__REQUIREMENT__.
Transcribe every line from the top down to the line with "650, 660, 670];", both ends included, but not the pictures.

[START MATERIAL]

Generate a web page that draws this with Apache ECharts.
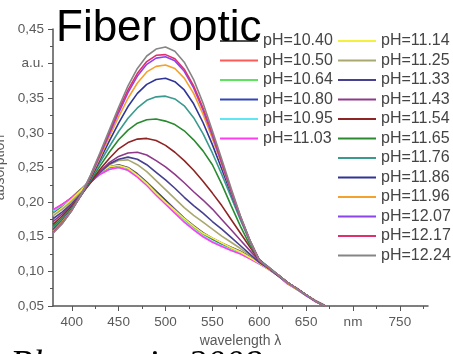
<!DOCTYPE html>
<html>
<head>
<meta charset="utf-8">
<script src="https://cdn.jsdelivr.net/npm/echarts@6/dist/echarts.min.js"></script>
<style>
  html, body { margin: 0; padding: 0; background: #fff; }
  #chart { width: 453px; height: 354px; }
</style>
</head>
<body>
<div id="chart"></div>
<script>
// wavelength in nm
var wavelength = [380, 390, 400, 410, 420, 430, 440, 450, 460, 470, 480, 490, 500, 510, 520,
  530, 540, 550, 560, 570, 580, 590, 600, 610, 620, 630, 640, 650, 660, 670];

var phNames = ["pH=10.40", "pH=10.50", "pH=10.64", "pH=10.80", "pH=10.95", "pH=11.03",
  "pH=11.14", "pH=11.25", "pH=11.33", "pH=11.43", "pH=11.54", "pH=11.65",
  "pH=11.76", "pH=11.86", "pH=11.96", "pH=12.07", "pH=12.17", "pH=12.24"];

var phColors = ["#505050", "#ff5a5a", "#5ee35e", "#3346b8", "#5fe6f0", "#ff3cf0",
  "#f5f03c", "#a8a870", "#45408f", "#8e3a8a", "#8e2424", "#2a8a30",
  "#3a9a8e", "#2f3596", "#f5a22c", "#8a45f0", "#e0306a", "#858585"];

// absorption (a.u.), one array per pH
var ph1040 = [0.186, 0.196, 0.207, 0.219, 0.232, 0.243, 0.251, 0.254, 0.250, 0.241, 0.229, 0.216, 0.203, 0.190, 0.177, 0.166, 0.156, 0.148, 0.141, 0.135, 0.129, 0.121, 0.113, 0.104, 0.095, 0.084, 0.075, 0.066, 0.057, 0.050];
var ph1050 = [0.188, 0.197, 0.206, 0.218, 0.231, 0.242, 0.250, 0.253, 0.249, 0.240, 0.228, 0.214, 0.201, 0.189, 0.176, 0.164, 0.154, 0.147, 0.140, 0.134, 0.128, 0.120, 0.112, 0.103, 0.094, 0.083, 0.076, 0.066, 0.058, 0.051];
var ph1064 = [0.184, 0.195, 0.205, 0.218, 0.230, 0.242, 0.249, 0.252, 0.248, 0.239, 0.227, 0.214, 0.200, 0.188, 0.175, 0.164, 0.154, 0.146, 0.139, 0.133, 0.127, 0.120, 0.112, 0.104, 0.095, 0.083, 0.074, 0.065, 0.057, 0.050];
var ph1080 = [0.183, 0.193, 0.204, 0.217, 0.230, 0.241, 0.249, 0.253, 0.249, 0.240, 0.228, 0.215, 0.202, 0.189, 0.176, 0.165, 0.155, 0.147, 0.140, 0.134, 0.128, 0.121, 0.113, 0.104, 0.094, 0.084, 0.075, 0.066, 0.057, 0.050];
var ph1095 = [0.187, 0.196, 0.205, 0.216, 0.229, 0.240, 0.248, 0.250, 0.246, 0.237, 0.225, 0.211, 0.198, 0.185, 0.172, 0.161, 0.151, 0.143, 0.137, 0.131, 0.126, 0.119, 0.111, 0.103, 0.094, 0.083, 0.074, 0.065, 0.057, 0.050];
var ph1103 = [0.189, 0.197, 0.206, 0.217, 0.229, 0.240, 0.247, 0.250, 0.246, 0.236, 0.224, 0.210, 0.197, 0.184, 0.171, 0.160, 0.150, 0.142, 0.136, 0.130, 0.125, 0.118, 0.111, 0.103, 0.094, 0.082, 0.074, 0.065, 0.056, 0.050];
var ph1114 = [0.182, 0.192, 0.204, 0.217, 0.231, 0.243, 0.251, 0.253, 0.249, 0.239, 0.227, 0.213, 0.200, 0.188, 0.176, 0.165, 0.155, 0.148, 0.141, 0.134, 0.128, 0.120, 0.112, 0.103, 0.095, 0.084, 0.075, 0.066, 0.057, 0.050];
var ph1125 = [0.180, 0.190, 0.201, 0.214, 0.229, 0.243, 0.254, 0.260, 0.261, 0.254, 0.244, 0.231, 0.218, 0.205, 0.192, 0.181, 0.171, 0.161, 0.151, 0.142, 0.133, 0.123, 0.113, 0.104, 0.095, 0.083, 0.075, 0.066, 0.057, 0.050];
var ph1133 = [0.176, 0.186, 0.198, 0.212, 0.228, 0.243, 0.255, 0.262, 0.265, 0.262, 0.254, 0.243, 0.232, 0.220, 0.207, 0.195, 0.184, 0.172, 0.161, 0.149, 0.137, 0.125, 0.113, 0.104, 0.094, 0.083, 0.075, 0.066, 0.057, 0.050];
var ph1143 = [0.172, 0.183, 0.196, 0.211, 0.228, 0.244, 0.257, 0.266, 0.271, 0.272, 0.268, 0.260, 0.251, 0.240, 0.228, 0.215, 0.203, 0.190, 0.175, 0.160, 0.145, 0.130, 0.115, 0.105, 0.095, 0.084, 0.075, 0.066, 0.057, 0.050];
var ph1154 = [0.168, 0.180, 0.194, 0.210, 0.229, 0.247, 0.263, 0.277, 0.286, 0.291, 0.292, 0.289, 0.282, 0.272, 0.260, 0.246, 0.230, 0.213, 0.195, 0.175, 0.155, 0.135, 0.116, 0.105, 0.095, 0.084, 0.075, 0.066, 0.057, 0.050];
var ph1165 = [0.165, 0.177, 0.192, 0.210, 0.231, 0.252, 0.272, 0.290, 0.304, 0.314, 0.319, 0.320, 0.317, 0.312, 0.303, 0.290, 0.274, 0.254, 0.226, 0.195, 0.165, 0.138, 0.117, 0.105, 0.095, 0.084, 0.075, 0.066, 0.057, 0.050];
var ph1176 = [0.162, 0.175, 0.191, 0.210, 0.233, 0.257, 0.280, 0.302, 0.321, 0.336, 0.347, 0.352, 0.353, 0.349, 0.339, 0.322, 0.299, 0.271, 0.240, 0.207, 0.174, 0.143, 0.117, 0.106, 0.095, 0.083, 0.075, 0.066, 0.057, 0.050];
var ph1186 = [0.160, 0.173, 0.190, 0.210, 0.234, 0.261, 0.288, 0.314, 0.338, 0.357, 0.370, 0.377, 0.379, 0.374, 0.362, 0.342, 0.315, 0.283, 0.248, 0.212, 0.177, 0.144, 0.117, 0.105, 0.094, 0.084, 0.075, 0.066, 0.057, 0.050];
var ph1196 = [0.158, 0.172, 0.189, 0.210, 0.236, 0.264, 0.294, 0.323, 0.350, 0.372, 0.388, 0.396, 0.398, 0.393, 0.379, 0.357, 0.327, 0.292, 0.254, 0.215, 0.178, 0.144, 0.116, 0.105, 0.095, 0.083, 0.074, 0.066, 0.057, 0.050];
var ph1207 = [0.156, 0.170, 0.188, 0.210, 0.237, 0.267, 0.298, 0.329, 0.358, 0.382, 0.399, 0.408, 0.410, 0.404, 0.389, 0.365, 0.333, 0.296, 0.256, 0.216, 0.178, 0.144, 0.116, 0.106, 0.095, 0.084, 0.075, 0.065, 0.057, 0.050];
var ph1217 = [0.156, 0.170, 0.188, 0.211, 0.238, 0.269, 0.301, 0.333, 0.362, 0.386, 0.403, 0.412, 0.413, 0.407, 0.392, 0.368, 0.336, 0.299, 0.258, 0.217, 0.179, 0.145, 0.116, 0.105, 0.095, 0.084, 0.075, 0.066, 0.057, 0.050];
var ph1224 = [0.155, 0.169, 0.188, 0.211, 0.239, 0.271, 0.304, 0.337, 0.368, 0.393, 0.411, 0.421, 0.424, 0.418, 0.402, 0.377, 0.343, 0.303, 0.262, 0.220, 0.180, 0.145, 0.116, 0.106, 0.095, 0.084, 0.075, 0.066, 0.057, 0.050];

var phValues = [ph1040, ph1050, ph1064, ph1080, ph1095, ph1103, ph1114, ph1125, ph1133,
  ph1143, ph1154, ph1165, ph1176, ph1186, ph1196, ph1207, ph1217, ph1224];

var xMajorTicks = [400, 450, 500, 550, 600, 650, 700, 750];
var xMinorTicks = [425, 475, 525, 575, 625, 675, 725, 775];

var chart = echarts.init(document.getElementById("chart"));

var series = phNames.map(function (name, i) {
  return {
    name: name,
    type: "line",
    symbol: "none",
    color: phColors[i],
    lineStyle: { width: 1.6, color: phColors[i] },
    data: wavelength.map(function (w, j) { return [w, phValues[i][j]]; }),
    z: 2
  };
});

var legendText = { color: "#444", fontSize: 16, fontFamily: "Liberation Sans, Arial", lineHeight: 16 };

var option = {
  animation: false,
  backgroundColor: "#fff",
  grid: { left: 53, right: 25, top: 29, bottom: 48, containLabel: false, outerBoundsMode: "none" },
  legend: [
    {
      orient: "vertical", left: 220, top: 33, padding: 0,
      icon: "rect", itemWidth: 38, itemHeight: 2, itemGap: 3.5,
      textStyle: legendText,
      data: phNames.slice(0, 6)
    },
    {
      orient: "vertical", left: 338, top: 33, padding: 0,
      icon: "rect", itemWidth: 38, itemHeight: 2, itemGap: 3.5,
      textStyle: legendText,
      data: phNames.slice(6)
    }
  ],
  xAxis: [
    {
      type: "value", min: 380, max: 780,
      name: "wavelength λ", nameLocation: "middle", nameGap: 28,
      nameTextStyle: { color: "#5a5a5a", fontSize: 14, fontFamily: "Liberation Sans, Arial" },
      axisLine: { lineStyle: { color: "#555", width: 1.5 } },
      axisTick: { customValues: xMajorTicks, length: 5, lineStyle: { color: "#555" } },
      axisLabel: {
        customValues: xMajorTicks, margin: 9, color: "#5a5a5a", fontSize: 13.5,
        fontFamily: "Liberation Sans, Arial",
        formatter: function (v) { return v === 700 ? "nm" : String(v); }
      },
      splitLine: { show: false }
    },
    {
      type: "value", min: 380, max: 780, position: "bottom",
      axisLine: { show: false },
      axisTick: { customValues: xMinorTicks, length: 3, lineStyle: { color: "#555" } },
      axisLabel: { show: false },
      splitLine: { show: false }
    }
  ],
  yAxis: {
    type: "value", min: 0.05, max: 0.45, interval: 0.05,
    name: "absorption", nameLocation: "middle", nameRotate: 90, nameGap: 46,
    nameTextStyle: { color: "#5a5a5a", fontSize: 14, fontFamily: "Liberation Sans, Arial" },
    axisLine: { show: true, lineStyle: { color: "#555", width: 1.5 } },
    axisTick: { show: true, length: 5, lineStyle: { color: "#555" } },
    minorTick: { show: true, splitNumber: 2, length: 3, lineStyle: { color: "#555" } },
    axisLabel: {
      margin: 9, color: "#5a5a5a", fontSize: 13.5, fontFamily: "Liberation Sans, Arial",
      formatter: function (v) {
        if (Math.abs(v - 0.4) < 1e-6) return "a.u.";
        return v.toFixed(2).replace(".", ",");
      }
    },
    splitLine: { show: false }
  },
  graphic: [
    {
      type: "text", left: 56, top: 7, z: 100,
      style: { text: "Fiber optic", fill: "#000", font: "44px Liberation Sans, Arial" }
    },
    {
      type: "text", left: 10, top: 348, z: 100,
      style: { text: "Blumentritt 2008", fill: "#000", font: "italic 37px Liberation Serif, Times New Roman" }
    }
  ],
  series: series
};

chart.setOption(option);
</script>
</body>
</html>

[END MATERIAL]

__SOLUTION TO THIS PROBLEM__.
Generate a web page that draws this with Apache ECharts.
<!DOCTYPE html>
<html>
<head>
<meta charset="utf-8">
<script src="https://cdn.jsdelivr.net/npm/echarts@6/dist/echarts.min.js"></script>
<style>
  html, body { margin: 0; padding: 0; background: #fff; }
  #chart { width: 453px; height: 354px; }
</style>
</head>
<body>
<div id="chart"></div>
<script>
// wavelength in nm
var wavelength = [380, 390, 400, 410, 420, 430, 440, 450, 460, 470, 480, 490, 500, 510, 520,
  530, 540, 550, 560, 570, 580, 590, 600, 610, 620, 630, 640, 650, 660, 670];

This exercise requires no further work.